LA FINE TANTO RAPIDA DEI PARTITI TRADIZIONALI
Altro che En Marche! Chiamatelo Di Corsa! Il partito-movimento creato da Emmanuel Macron poco più di un anno fa ha disfatto il paesaggio politico francese al primo turno delle legislative francesi, grazie al sistema maggioritario che premia chi vince i ballottaggi nei vari collegi uninominali. Più che onda lunga post-presidenziali, è stato uno tsunami. I vecchi partiti nazionali avranno le briciole: ha (con)vinto quel dirsi di essere “né di destra né di sinistra, perché sia di destra che di sinistra”. È piaciuto il cipiglio e la risolutezza di Macron. Ha fatto breccia il divieto di cumulo dei mandati, obbligando la casta dei “deputati-sindaci” a scegliere di non ripresentarsi, come la dinamica che sta scardinando il vecchio sistema dei partiti tradizionali. Infine, è stata apprezzata l’irruzione di una nuova generazione di candidati (neofiti della politica) che garantiranno piena sintonìa con governo e presidenza. Un monolitismo che inquieta ciò che resta delle opposizioni.
Appunto, gli sconfitti. A cominciare dalla destra dei Républicains, che naviga in acque assai agitate, divisa tra chi pensa di appoggiare Macron e chi invece medita di rinfoltire i ranghi del Front National, in piena crisi. Marine Le Pen voleva essere la prima degli oppositori, invece sta dietro ai Républicains, il 14 per cento non garantisce forse nemmeno il gruppo in Assemblea: volano stracci tra i dirigenti sotto accusa, i militanti, sempre più disillusi, non attaccano direttamente la Le Pen ma il suo braccio destro Florian Philippot.
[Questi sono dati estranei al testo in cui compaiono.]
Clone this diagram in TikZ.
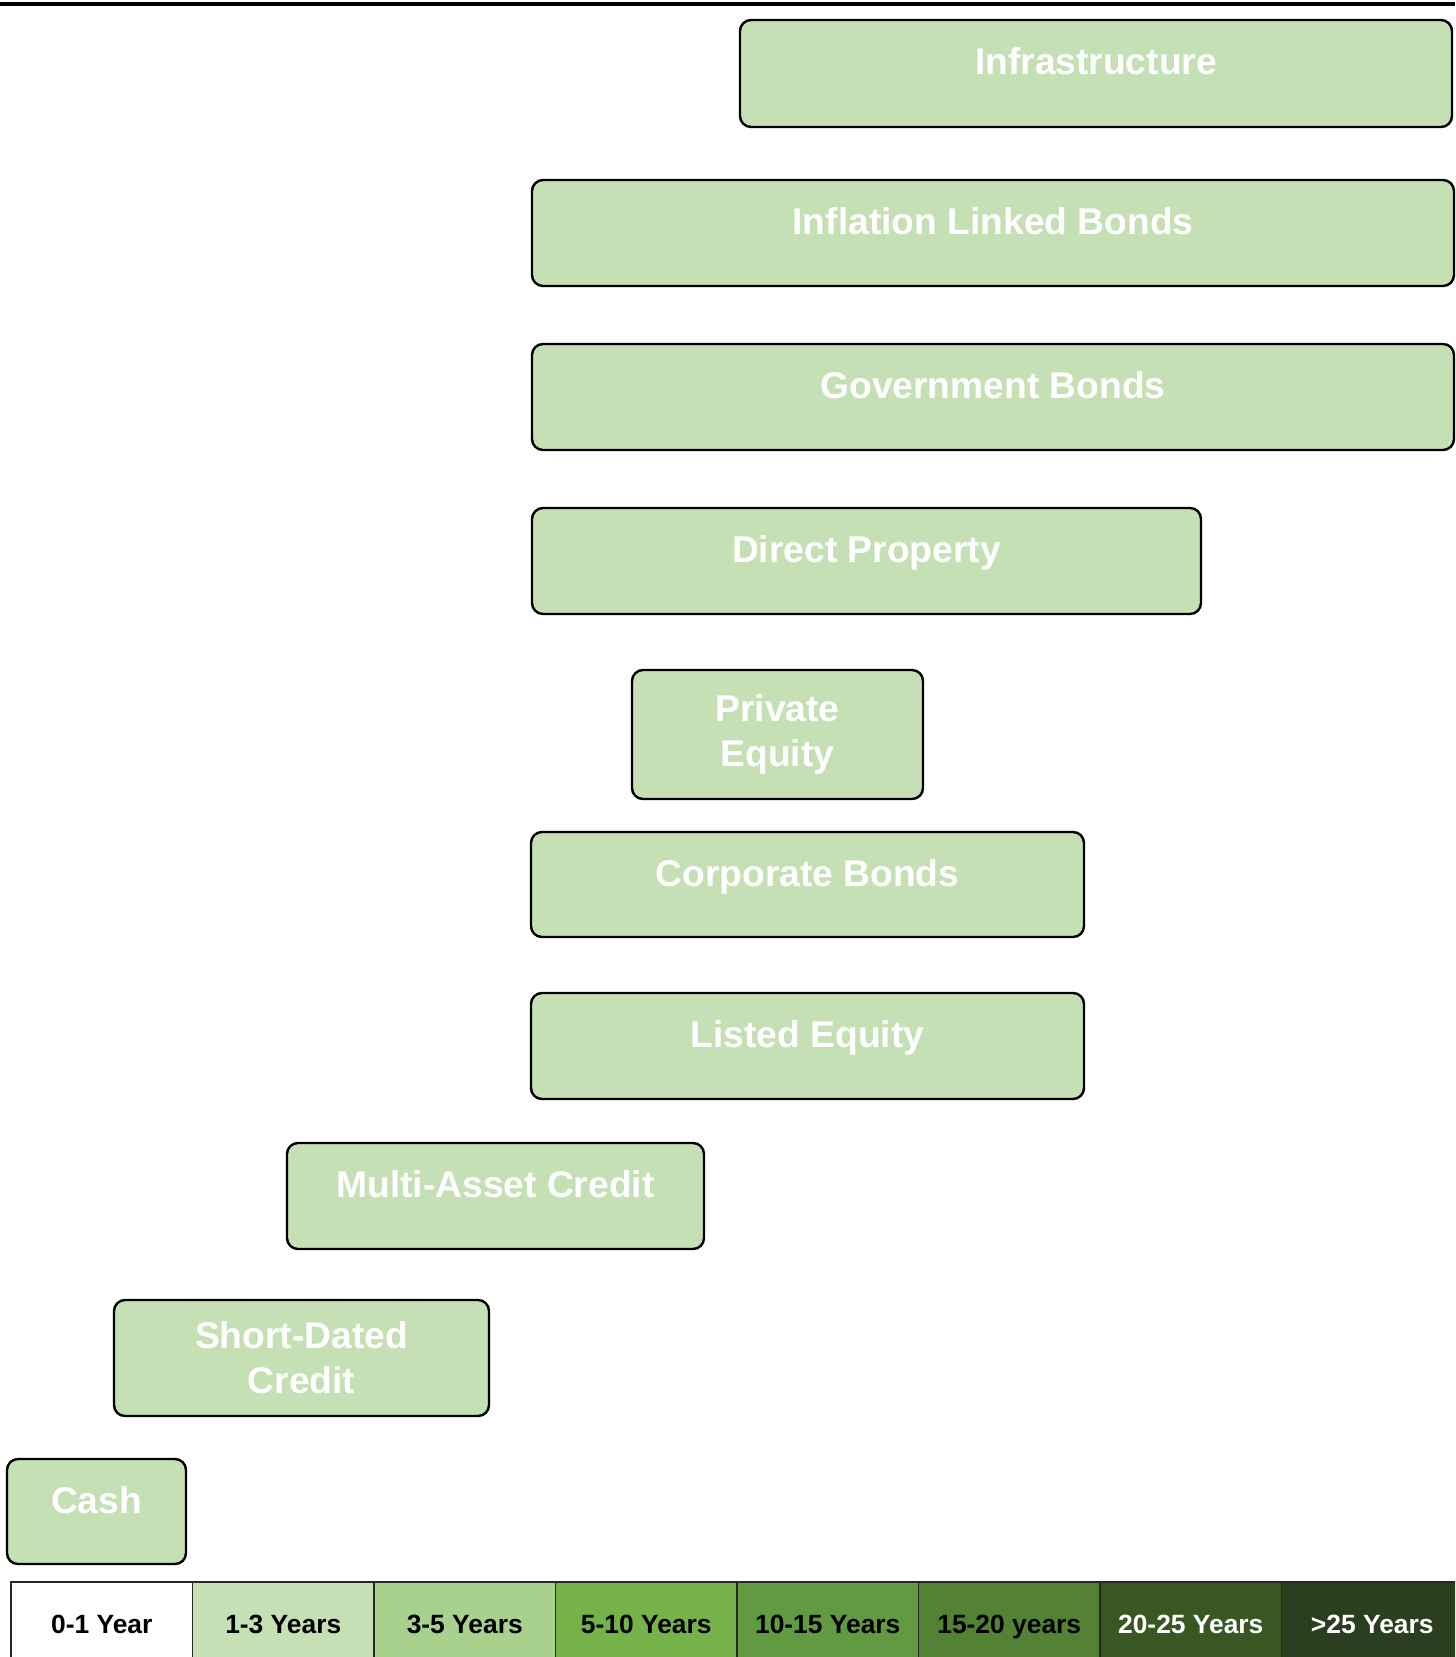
\documentclass[tikz,border=0pt]{standalone}
\usepackage{fontspec}
\setmainfont{Liberation Sans}
\usepackage{tikz}
\usetikzlibrary{
  positioning,
  fit
}
\definecolor{hzBox}{HTML}{C5E0B4}
\definecolor{hzA}{HTML}{FFFFFF}
\definecolor{hzB}{HTML}{C5E0B4}
\definecolor{hzC}{HTML}{A9D18E}
\definecolor{hzD}{HTML}{75B24A}
\definecolor{hzE}{HTML}{629A41}
\definecolor{hzF}{HTML}{548235}
\definecolor{hzG}{HTML}{385723}
\definecolor{hzH}{HTML}{2B3E1F}
\tikzset{
  assetbox/.style={
    draw=black, fill=hzBox, line width=1.2pt, rounded corners=5.5pt, inner sep=0pt
  },
  assettext/.style={
    text=white, font=\fontsize{18.6}{22.5}\selectfont\bfseries, align=center, inner sep=0pt
  },
  oneline/.style={assettext, text height=13.5pt, text depth=4pt},
  hzcell/.style={
    draw=black!85, line width=0.6pt, minimum width=90.75pt, minimum height=45pt,
    inner sep=0pt, outer sep=0pt, font=\fontsize{13.2}{16}\selectfont\bfseries,
    text height=9.6pt, text depth=2.8pt
  },
  topline/.style={line width=1.8pt, black}
}

\begin{document}
\begin{tikzpicture}[x=0.5pt, y=-0.5pt]
  \useasboundingbox (0,0) rectangle (1455,1657);
  \clip (0,0) rectangle (1455,1657);
  % rule along the top
  \coordinate (tl) at (0,4);
  \coordinate (tr) at (1455,4);
  \draw[topline] (tl) -- (tr);
  % asset classes
  \node[assetbox, fit={(740,20) (1452,127)}] (infra) {};
  \node[assetbox, fit={(532,180) (1454,286)}] (ilb) {};
  \node[assetbox, fit={(532,344) (1454,450)}] (govt) {};
  \node[assetbox, fit={(532,508) (1201,614)}] (prop) {};
  \node[assetbox, fit={(632,670) (923,799)}] (pe) {};
  \node[assetbox, fit={(531,832) (1084,937)}] (corp) {};
  \node[assetbox, fit={(531,993) (1084,1099)}] (listed) {};
  \node[assetbox, fit={(287,1143) (704,1249)}] (mac) {};
  \node[assetbox, fit={(114,1300) (489,1416)}] (sdc) {};
  \node[assetbox, fit={(7,1459) (186,1564)}] (cash) {};
  \node[oneline] (infraT) at ([yshift=4pt]infra.center) {Infrastructure};
  \node[oneline] (ilbT) at ([yshift=4pt]ilb.center) {Inflation Linked Bonds};
  \node[oneline] (govtT) at ([yshift=4pt]govt.center) {Government Bonds};
  \node[oneline] (propT) at ([yshift=4pt]prop.center) {Direct Property};
  \node[assettext] (peT) at (pe.center) {Private\\Equity};
  \node[oneline] (corpT) at ([yshift=4pt]corp.center) {Corporate Bonds};
  \node[oneline] (listedT) at ([yshift=4pt]listed.center) {Listed Equity};
  \node[oneline] (macT) at ([yshift=4pt]mac.center) {Multi-Asset Credit};
  \node[assettext] (sdcT) at (sdc.center) {Short-Dated\\Credit};
  \node[oneline] (cashT) at ([yshift=4pt]cash.center) {Cash};
  % time horizon scale
  \node[hzcell, fill=hzA, anchor=north west] (h01) at (11,1582) {0-1 Year};
  \node[hzcell, fill=hzB, right=0pt of h01] (h13) {1-3 Years};
  \node[hzcell, fill=hzC, right=0pt of h13] (h35) {3-5 Years};
  \node[hzcell, fill=hzD, right=0pt of h35] (h510) {5-10 Years};
  \node[hzcell, fill=hzE, right=0pt of h510] (h1015) {10-15 Years};
  \node[hzcell, fill=hzF, right=0pt of h1015] (h1520) {15-20 years};
  \node[hzcell, fill=hzG, right=0pt of h1520, text=white] (h2025) {20-25 Years};
  \node[hzcell, fill=hzH, right=0pt of h2025, text=white] (h25) {>25 Years};
\end{tikzpicture}
\end{document}
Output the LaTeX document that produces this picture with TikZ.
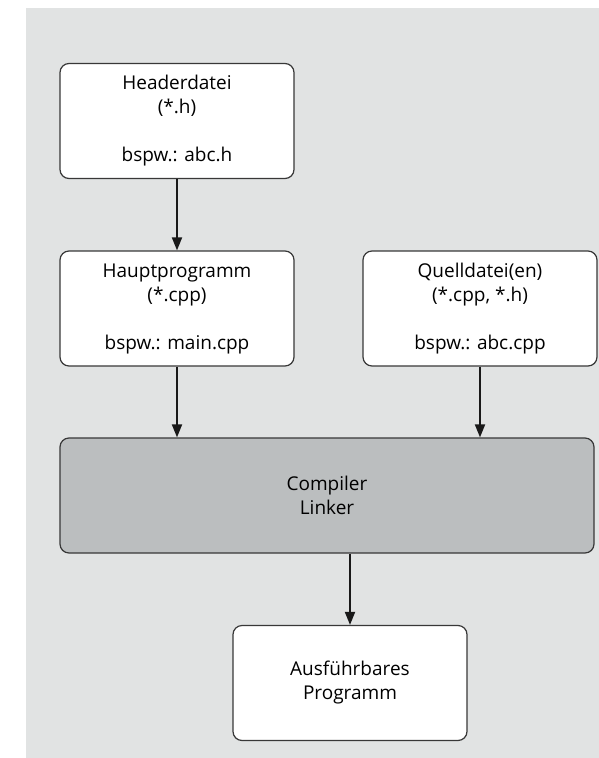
\documentclass[tikz,border=0pt]{standalone}
\usepackage{fontspec}
\setmainfont{Open Sans}
\usepackage{tikz}
\usetikzlibrary{arrows.meta,positioning}
\definecolor{hgrau}{HTML}{E1E3E3}
\definecolor{kgrau}{HTML}{BBBEBF}
\definecolor{rand}{HTML}{383838}
\tikzstyle{datei} = [draw=rand, line width=1.2pt, fill=white, rounded corners=9pt, align=center, minimum width=234pt, minimum height=115pt, inner sep=0pt, font=\fontsize{19}{24}\selectfont]
\tikzstyle{werkzeug} = [datei, fill=kgrau, minimum width=534pt]
\tikzstyle{pfeil} = [line width=1.8pt, draw=black!90, -{Triangle[width=10pt,length=13pt]}]

\begin{document}
\begin{tikzpicture}[x=1pt,y=-1pt]
\useasboundingbox (0,0) rectangle (599,758);
\fill[hgrau] (26,8) rectangle (599,758);

\node[datei] (header) at (177,121) {Headerdatei\\(*.h)\\[24pt]bspw.: abc.h};
\node[datei] (haupt) at (177,308.5) {Hauptprogramm\\(*.cpp)\\[24pt]bspw.: main.cpp};
\node[datei] (quelle) at (480,308.5) {Quelldatei(en)\\(*.cpp, *.h)\\[24pt]bspw.: abc.cpp};
\node[werkzeug] (compiler) at (327,495.5) {Compiler\\Linker};
\node[datei] (programm) at (350,683) {Ausführbares\\Programm};

    \draw[pfeil] (header) -- (haupt);
    \draw[pfeil] (haupt.south) -- (haupt.south |- compiler.north);
    \draw[pfeil] (quelle.south) -- (quelle.south |- compiler.north);
    \draw[pfeil] (programm.north |- compiler.south) -- (programm.north);
\end{tikzpicture}
\end{document}
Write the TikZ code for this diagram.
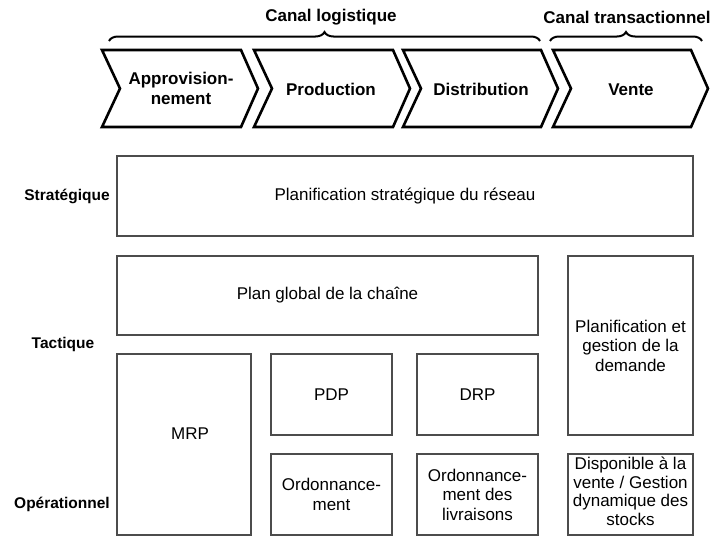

Quanto alla sinistra, è in picchiata kamikaze. Jean-Luc Mélénchon non ripete l’exploit delle presidenziali, mentre i socialisti sono ormai ridotti ai minimi termini: li attende una lunga perigliosa traversata del deserto e forse l’estinzione, se continuano come hanno fatto sinora. Insomma, la Francia è il nuovo laboratorio politico d’Europa, se ne faccia una ragione Renzi.